Personally, I find this a lot less scary than '08. The main objective of the current exercise is to ensure the healthcare system does not collapse... because if that happens, things could get dicey. (i.e. blind terror would likely cause more damage than the virus itself) Once we get to the point where the medical community feels like 'OK, we've got this under control' things should start looking up since we'll know for sure what the bottom looks like from a health/mortality standpoint. Then people can start sorting out the economic side of the equation. Right now there's fear because no one knows where the bottom is for either situation.


2008 started in 2007, things move slow until they don’t. Banks are just as leveraged as they were then. They started doing many of the same things they did then in recent years. They are stronger in part because of the stress tests and implications fed back stop they are counting on so luckily the won’t likely panic and stop lending to each other. But make no mistake. If mortgages and credit cards start to default their balance sheets have limits on what they can with stand. Tightly coupled systems implode quickly even with small changes.

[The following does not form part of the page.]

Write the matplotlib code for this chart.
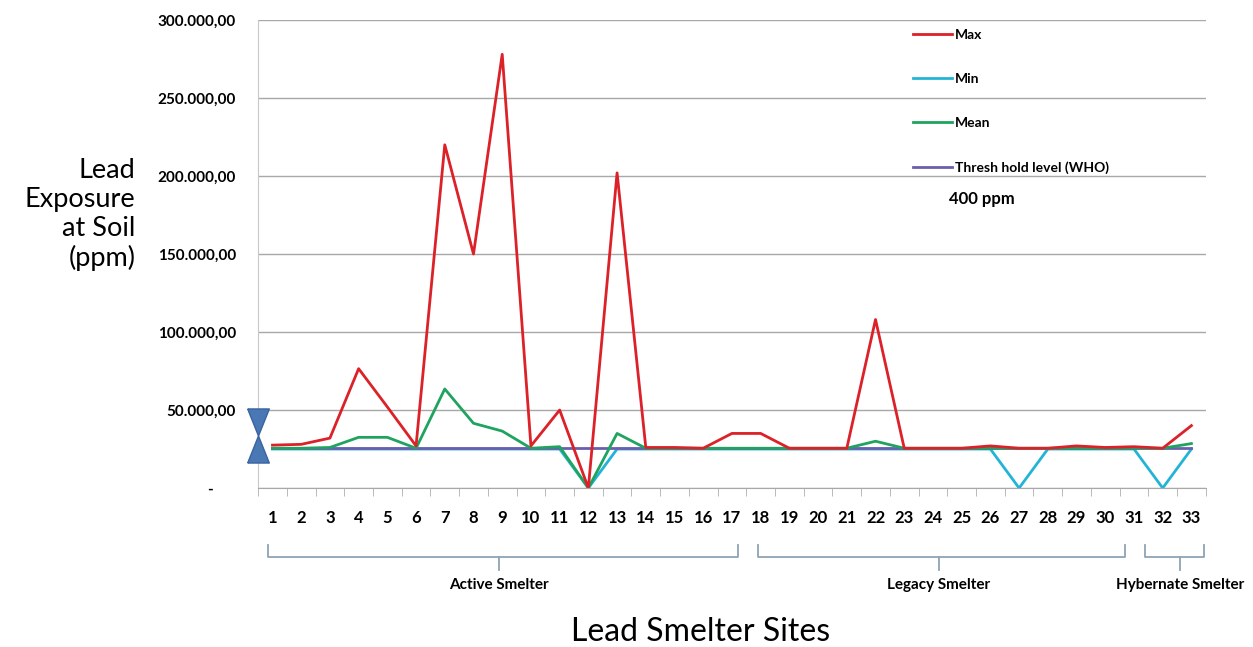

You talk as if there are currently shortages of essential supplies. There are not. You could stock up tomorrow if you wanted.


I live in a state barely touched by COVID-19. Since Mar 15, I've never seen a roll of TP in any of the stores in town. Not Costco, Sam's Club, Target or the local grocery chain. I feel bad for people who didn't manage to stock up.


You speak as if the toilet paper factories have shut down and the delivery trucks are all sitting idle. Everyone decided to rush the stores and buy up all of the toilet paper, and unsurprisingly the stores don't stock enough for every household to buy 200 rolls in the same week.

All you need to do is wait for the next delivery to show up (which it will). The problem is, people like you will continue to buy up everything as quickly as possible, so after the first couple hundred customers the shelves will be empty again. Until the next delivery. That is the problem, not supply shortages.

Don't feel bad for people who didn't horde resources at everyone else's expense. Help those people by buying what you need plus only a little extra.


Thanks for the ad hominem and patronizing reply. I haven't been trying to buy TP, I just noticed it was missing every time. There may be plenty of TP (and other goods) in the pipeline, but that doesn't matter to the end user. They're just SOL because there's so little slack in supply chain management anymore.

Your post was completely and factually incorrect, then you not only blame me, but blame the people trying to adjust to a supply issue. How do you determine "what you need plus only a little extra" when you can't determine when TP will be in stock? It's been weeks now, and it's perfectly rational to buy more than you need since you can't count on the supply chain.